Deux ans plus tôt, en 1954, Varda avait tourné à Sète son premier long métrage La Pointe-Courte. Elle venait du domaine de la photographie et s’était adressée à un monteur professionnel de courts métrages : Alain Resnais. « Il m’a fait prendre conscience que le cinéma existait, qu’il avait sa propre et longue histoire, qu’il y avait de beaux films et que des choses que je croyais naïvement avoir inventées existaient déjà », déclarerait la cinéaste. Resnais lui a confié que ses rushes lui rappelaient La terre tremble de Luchino Visconti et Chronique d’un amour de Michelangelo Antonioni même si elle n’avait pas vu ces films. Elle a été reconnaissante à son monteur d’avoir conservé au matériau filmé « sa raideur, sa lenteur et son parti pris sans concession ». La Pointe-Courte est communément considéré comme précurseur de la Nouvelle Vague et, plus précisément, du courant dit « rive gauche » réunissant Varda, Resnais, Chris Marker, Jacques Demy et William Klein. Resnais, soucieux de donner un large écho au film, a recommandé à Varda de le projeter à deux Parisiens doués d’une sensibilité cinématographique acérée, le critique André Bazin et le producteur Pierre Braunberger. En 1959, Hiroshima mon amour sortira en salles avec en complément de programme le court métrage de Varda Du côté de la Côte, lui aussi produit par Anatole Dauman, qui bénéficiera du retentissement du premier long métrage de Resnais.

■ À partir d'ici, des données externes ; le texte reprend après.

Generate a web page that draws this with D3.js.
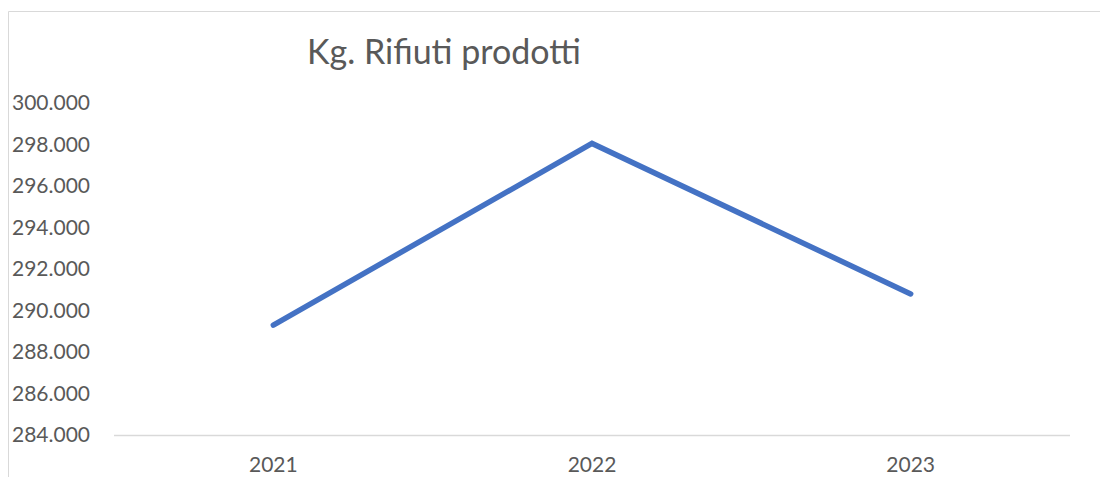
<!DOCTYPE html>
<html>
<head>
<meta charset="utf-8">
<script src="https://cdn.jsdelivr.net/npm/d3@7"></script>
<style>
  body { margin: 0; background: #fff; }
  svg { display: block; font-family: Lato, "Open Sans", sans-serif; }
</style>
</head>
<body>
<div id="chart"></div>
<script>
var years = ["2021", "2022", "2023"];
var kgRifiuti = [289300, 298050, 290800];
var yTicks = [284000, 286000, 288000, 290000, 292000, 294000, 296000, 298000, 300000];
var chartTitle = "Kg. Rifiuti prodotti";

var width = 1100,
    height = 477;

var it = d3.formatLocale({decimal: ",", thousands: ".", grouping: [3], currency: ["€", ""]});
var fmt = it.format(",.0f");

var svg = d3.select("#chart").append("svg")
    .attr("width", width)
    .attr("height", height);

// outer chart frame (only top and left visible)
svg.append("path")
    .attr("d", "M8.5," + height + "V11.5H" + width)
    .attr("fill", "none")
    .attr("stroke", "#d9d9d9")
    .attr("stroke-width", 1);

var x = d3.scaleBand()
    .domain(years)
    .range([114, 1070]);

var y = d3.scaleLinear()
    .domain([284000, 300000])
    .range([435, 103]);

// title
svg.append("text")
    .attr("x", 444)
    .attr("y", 64)
    .attr("text-anchor", "middle")
    .attr("font-size", "34px")
    .attr("fill", "#595959")
    .text(chartTitle);

// y axis labels
var yAxis = svg.append("g")
    .attr("transform", "translate(12,0)")
    .call(d3.axisLeft(y).tickValues(yTicks).tickSize(0).tickPadding(0).tickFormat(fmt));
yAxis.select(".domain").remove();
yAxis.selectAll("text")
    .attr("text-anchor", "start")
    .attr("font-family", "Lato, 'Open Sans', sans-serif")
    .attr("font-size", "21px")
    .attr("fill", "#595959");

// baseline
svg.append("line")
    .attr("x1", x.range()[0])
    .attr("x2", x.range()[1])
    .attr("y1", y(284000) + 0.5)
    .attr("y2", y(284000) + 0.5)
    .attr("stroke", "#d9d9d9")
    .attr("stroke-width", 1.5);

// x axis labels
var xAxis = svg.append("g")
    .attr("transform", "translate(0," + y(284000) + ")")
    .call(d3.axisBottom(x).tickSize(0).tickPadding(22));
xAxis.select(".domain").remove();
xAxis.selectAll("text")
    .attr("font-family", "Lato, 'Open Sans', sans-serif")
    .attr("font-size", "21px")
    .attr("fill", "#595959");

// line
var line = d3.line()
    .x(function(d, i) { return x(years[i]) + x.bandwidth() / 2; })
    .y(function(d) { return y(d); });

svg.append("path")
    .datum(kgRifiuti)
    .attr("d", line)
    .attr("fill", "none")
    .attr("stroke", "#4472c4")
    .attr("stroke-width", 5.5)
    .attr("stroke-linecap", "round")
    .attr("stroke-linejoin", "miter");
</script>
</body>
</html>
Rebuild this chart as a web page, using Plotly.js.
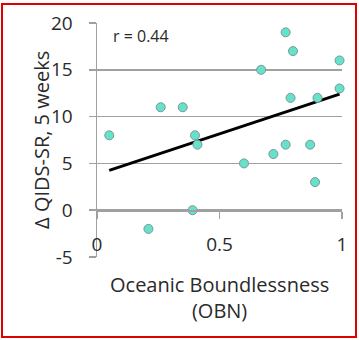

Maintes images de cette époque témoignent de la consolidation d’une amitié où la photographie a joué un rôle important : après La Pointe-Courte, Varda a prêté à Resnais un appareil Leica IIIc (également conservé à l’Imec) avec lequel il a fait des milliers de photos de repérages jusque dans les années 1970. On connaît des photos publiées de Varda par Resnais, de Resnais par Varda, notamment en marge de L’Année dernière à Marienbad, seul ou avec le scénariste Alain Robbe-Grillet. Certains suggèrent d’ailleurs que le peignoir blanc à plumes porté par la protagoniste de Cléo de 5 à 7 s’inspirait de la garde-robe de Marienbad. En 1963, on apercevait Resnais sur quelques photos au début du court métrage de Varda Salut les Cubains. J’ai vu récemment Les Créatures, la spéculation futuriste de Varda en 1966 sur le processus de la création littéraire, et son ambiance m’a fortement rappelé Je t’aime je t’aime, ce voyage dans le temps qu’un homme entreprend après une tentative de suicide. En 1967, Varda et Resnais se sont retrouvés dans le collectif de création de Loin du Vietnam coordonné par Marker, mais la contribution de Varda, bien que son nom figure au générique, n’a pas été intégrée au montage.

De loin en loin, alors même que leurs chemins professionnels se sont écartés, Varda et Resnais ont toujours manifesté leur estime réciproque. En 1984, alors que l’obligation de projeter un court métrage avant chaque long métrage appartenait depuis longtemps à un passé révolu, Resnais a insisté pour que L’Amour à mort soit précédé des Dites Cariatides, le documentaire de Varda sur les femmes-statues des immeubles parisiens. En 2009 encore, Resnais déclarait aux Cahiers du cinéma : « Je vois automatiquement tous les Rohmer, Rivette, Varda et Marker. » Et en mars 2014, après la mort de Resnais, Varda sera l’une des personnalités invitées à témoigner lors d’une soirée d’hommage à la Cinémathèque française. Une fidélité de soixante années.